▸ Task
Without the pictures, extract every line from the start of the material to the line containing "const yTicksB = [100, 200, 300, 400, 500, 600];", both ends included.

▸ Source material

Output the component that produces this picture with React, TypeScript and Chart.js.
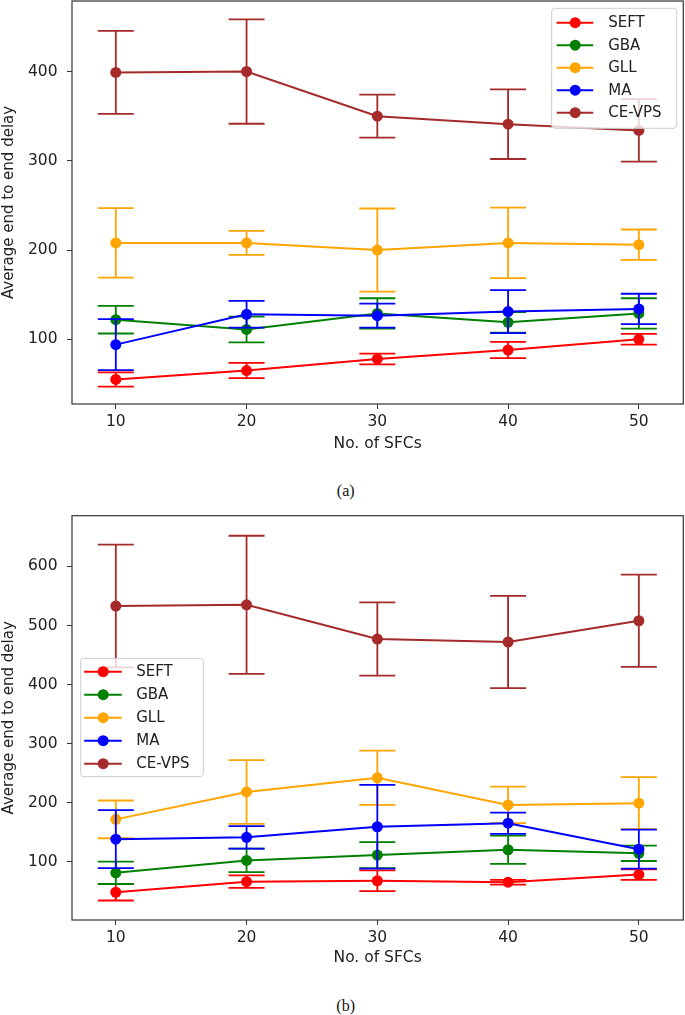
import React, { useEffect, useRef } from "react";
import { Chart, registerables } from "chart.js";

Chart.register(...registerables);

// ---------- data ----------
const sfcCounts = [10, 20, 30, 40, 50];
const seriesNames = ["SEFT", "GBA", "GLL", "MA", "CE-VPS"];
const seriesColors = ["#ff0000", "#008000", "#ffa500", "#0000ff", "#a52a2a"];

const xTickValues = [10, 20, 30, 40, 50];
const yTicksA = [100, 200, 300, 400];
const yTicksB = [100, 200, 300, 400, 500, 600];

// panel (a)
const seftA = [55, 65, 78, 88, 100];
const seftErrA = [8, 8.5, 6, 9, 6];
const gbaA = [122, 111, 129, 119, 129];
const gbaErrA = [15.5, 14.5, 17, 11.5, 17];
const gllA = [208, 208, 200, 208, 206];
const gllErrA = [39, 13.5, 46.5, 39.5, 17];
const maA = [94, 128, 126.5, 131, 134];
const maErrA = [28.5, 15, 13.5, 24, 17];
const cevpsA = [399, 400, 350, 341, 334];
const cevpsErrA = [46.5, 58.5, 24, 39, 35];

// panel (b)
const seftB = [48, 66, 67.5, 65, 78];
const seftErrB = [14, 10.5, 17.5, 4, 9];
const gbaB = [81, 102, 111, 120, 114];
const gbaErrB = [19, 20, 22, 24, 13];
const gllB = [171.5, 218, 242, 196, 199];
const gllErrB = [32, 54, 46, 31, 44];
const maB = [138, 141, 159, 165, 121];
const maErrB = [49, 19, 71, 18, 33];
const cevpsB = [533, 535, 477, 472, 508];
const cevpsErrB = [104, 117, 62, 78, 78];

const xTitle = "No. of SFCs";
const yTitle = "Average end to end delay";

// ---------- plugins ----------
const errorBarPlugin = {
  id: "errorBars",
  beforeDatasetDraw(chart: any, args: any, opts: any) {
    const ds = chart.data.datasets[args.index];
    const errs: number[] = ds.errors || [];
    const xs = chart.scales.x;
    const ys = chart.scales.y;
    const ctx = chart.ctx;
    const area = chart.chartArea;
    ctx.save();
    ctx.beginPath();
    ctx.rect(area.left, area.top, area.right - area.left, area.bottom - area.top);
    ctx.clip();
    ctx.strokeStyle = ds.borderColor;
    ctx.lineWidth = opts.lineWidth;
    ds.data.forEach((p: any, j: number) => {
      const e = errs[j];
      const px = xs.getPixelForValue(p.x);
      const top = ys.getPixelForValue(p.y + e);
      const bot = ys.getPixelForValue(p.y - e);
      ctx.beginPath();
      ctx.moveTo(px, top);
      ctx.lineTo(px, bot);
      ctx.moveTo(px - opts.capHalf, top);
      ctx.lineTo(px + opts.capHalf, top);
      ctx.moveTo(px - opts.capHalf, bot);
      ctx.lineTo(px + opts.capHalf, bot);
      ctx.stroke();
    });
    ctx.restore();
  },
};

const framePlugin = {
  id: "frame",
  afterDatasetsDraw(chart: any, _args: any, opts: any) {
    const { left, top, right, bottom } = chart.chartArea;
    const ctx = chart.ctx;
    ctx.save();
    ctx.strokeStyle = opts.color;
    ctx.lineWidth = opts.lineWidth;
    ctx.strokeRect(left, top, right - left, bottom - top);
    ctx.restore();
  },
};

const boxLegendPlugin = {
  id: "boxLegend",
  afterDraw(chart: any, _args: any, o: any) {
    const ctx = chart.ctx;
    ctx.save();
    const r = 3;
    const { left, top, width, height } = o;
    ctx.beginPath();
    ctx.moveTo(left + r, top);
    ctx.lineTo(left + width - r, top);
    ctx.arcTo(left + width, top, left + width, top + r, r);
    ctx.lineTo(left + width, top + height - r);
    ctx.arcTo(left + width, top + height, left + width - r, top + height, r);
    ctx.lineTo(left + r, top + height);
    ctx.arcTo(left, top + height, left, top + height - r, r);
    ctx.lineTo(left, top + r);
    ctx.arcTo(left, top, left + r, top, r);
    ctx.closePath();
    ctx.fillStyle = "rgba(255,255,255,0.8)";
    ctx.fill();
    ctx.strokeStyle = "#cccccc";
    ctx.lineWidth = 1;
    ctx.stroke();
    ctx.font = `${o.fontSize}px "DejaVu Sans", sans-serif`;
    ctx.textBaseline = "middle";
    ctx.textAlign = "left";
    chart.data.datasets.forEach((ds: any, i: number) => {
      const y = top + o.firstRow + i * o.rowGap;
      ctx.strokeStyle = ds.borderColor;
      ctx.lineWidth = 2;
      ctx.beginPath();
      ctx.moveTo(left + o.lineX0, y);
      ctx.lineTo(left + o.lineX1, y);
      ctx.stroke();
      ctx.fillStyle = ds.borderColor;
      ctx.beginPath();
      ctx.arc(left + o.markerX, y, 5.5, 0, Math.PI * 2);
      ctx.fill();
      ctx.fillStyle = "#222";
      ctx.fillText(ds.label, left + o.textX, y + 0.5);
    });
    ctx.restore();
  },
};

// ---------- chart builder ----------
const FONT = '"DejaVu Sans", sans-serif';

function buildConfig(means: number[][], errs: number[][], yTicks: number[], yMin: number, yMax: number, L: any) {
  return {
    type: "line",
    data: {
      datasets: seriesNames.map((name, i) => ({
        label: name,
        data: sfcCounts.map((x, j) => ({ x, y: means[i][j] })),
        errors: errs[i],
        borderColor: seriesColors[i],
        backgroundColor: seriesColors[i],
        pointBackgroundColor: seriesColors[i],
        pointBorderColor: seriesColors[i],
        pointBorderWidth: 0,
        pointRadius: 5.5,
        borderWidth: 2,
        tension: 0,
        fill: false,
        order: seriesNames.length - 1 - i,
      })),
    },
    options: {
      animation: false,
      responsive: false,
      events: [],
      layout: { autoPadding: false, padding: { top: L.padTop, right: 1.7, left: 0, bottom: 0 } },
      scales: {
        x: {
          type: "linear",
          min: 6.65,
          max: 53.4,
          afterBuildTicks: (s: any) => {
            s.ticks = xTickValues.map((v) => ({ value: v }));
          },
          afterFit: (s: any) => {
            s.height = L.xAxisHeight;
            s.paddingLeft = 0;
            s.paddingRight = 0;
            s.paddingTop = 0;
            s.paddingBottom = 0;
          },
          grid: { drawOnChartArea: false, drawTicks: true, tickLength: 5, color: "#333", lineWidth: 1 },
          border: { display: false },
          ticks: { font: { family: FONT, size: 15.5 }, color: "#222", padding: 4, maxRotation: 0, autoSkip: false },
          title: {
            display: true,
            text: xTitle,
            font: { family: FONT, size: 15.5 },
            color: "#222",
            padding: { top: 0, bottom: L.xTitlePad },
          },
        },
        y: {
          type: "linear",
          min: yMin,
          max: yMax,
          afterBuildTicks: (s: any) => {
            s.ticks = yTicks.map((v) => ({ value: v }));
          },
          afterFit: (s: any) => {
            s.width = 72;
            s.paddingLeft = 0;
            s.paddingRight = 0;
            s.paddingTop = 0;
            s.paddingBottom = 0;
          },
          grid: { drawOnChartArea: false, drawTicks: true, tickLength: 5, color: "#333", lineWidth: 1 },
          border: { display: false },
          ticks: { font: { family: FONT, size: 15.5 }, color: "#222", padding: 9.5 },
          title: {
            display: true,
            text: yTitle,
            font: { family: FONT, size: 15 },
            color: "#222",
            padding: { top: 0, bottom: 0 },
          },
        },
      },
      plugins: {
        legend: { display: false },
        tooltip: { enabled: false },
        errorBars: { capHalf: 18, lineWidth: 1.8 },
        frame: { color: "#333", lineWidth: 1.2 },
        boxLegend: L.legend,
      },
    },
    plugins: [errorBarPlugin, framePlugin, boxLegendPlugin],
  };
}

const layoutA = {
  top: 0,
  height: 462,
  padTop: 1,
  xAxisHeight: 58,
  xTitlePad: 8.5,
  legend: { left: 551.7, top: 8.3, width: 125, height: 120, firstRow: 14.4, rowGap: 22.5, lineX0: 5, lineX1: 41.5, markerX: 23.5, textX: 56.5, fontSize: 15 },
};

const layoutB = {
  top: 500,
  height: 470,
  padTop: 15.7,
  xAxisHeight: 50,
  xTitlePad: 2.5,
  legend: { left: 80.7, top: 158.3, width: 122.6, height: 118.4, firstRow: 13.4, rowGap: 23, lineX0: 3.5, lineX1: 41, markerX: 22.5, textX: 55.5, fontSize: 15 },
};

function ChartPanel({ config, layout }: { config: any; layout: any }) {
  const ref = useRef<HTMLCanvasElement>(null);
  useEffect(() => {
    const chart = new Chart(ref.current as HTMLCanvasElement, config);
    return () => chart.destroy();
  }, []);
  return (
    <div style={{ position: "absolute", left: 0, top: layout.top, width: 685, height: layout.height }}>
      <canvas ref={ref} width={685} height={layout.height} style={{ display: "block" }} />
    </div>
  );
}

const captionStyle = (cy: number): React.CSSProperties => ({
  position: "absolute",
  left: 345.7,
  top: cy,
  transform: "translate(-50%, -50%)",
  fontFamily: '"Liberation Serif", serif',
  fontSize: 16,
  lineHeight: 1,
  color: "#111",
  whiteSpace: "nowrap",
});

export default function App() {
  const configA = buildConfig(
    [seftA, gbaA, gllA, maA, cevpsA],
    [seftErrA, gbaErrA, gllErrA, maErrA, cevpsErrA],
    yTicksA,
    27.5,
    479,
    layoutA
  );
  const configB = buildConfig(
    [seftB, gbaB, gllB, maB, cevpsB],
    [seftErrB, gbaErrB, gllErrB, maErrB, cevpsErrB],
    yTicksB,
    1,
    686,
    layoutB
  );
  return (
    <div style={{ position: "absolute", left: 0, top: 0, width: 685, height: 1015, overflow: "hidden", background: "#fff" }}>
      <ChartPanel config={configA} layout={layoutA} />
      <div style={captionStyle(491)}>(a)</div>
      <ChartPanel config={configB} layout={layoutB} />
      <div style={captionStyle(1006)}>(b)</div>
    </div>
  );
}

▸ Response to the task
Output the component that produces this picture with React, TypeScript and Chart.js.
import React, { useEffect, useRef } from "react";
import { Chart, registerables } from "chart.js";

Chart.register(...registerables);

// ---------- data ----------
const sfcCounts = [10, 20, 30, 40, 50];
const seriesNames = ["SEFT", "GBA", "GLL", "MA", "CE-VPS"];
const seriesColors = ["#ff0000", "#008000", "#ffa500", "#0000ff", "#a52a2a"];

const xTickValues = [10, 20, 30, 40, 50];
const yTicksA = [100, 200, 300, 400];
const yTicksB = [100, 200, 300, 400, 500, 600];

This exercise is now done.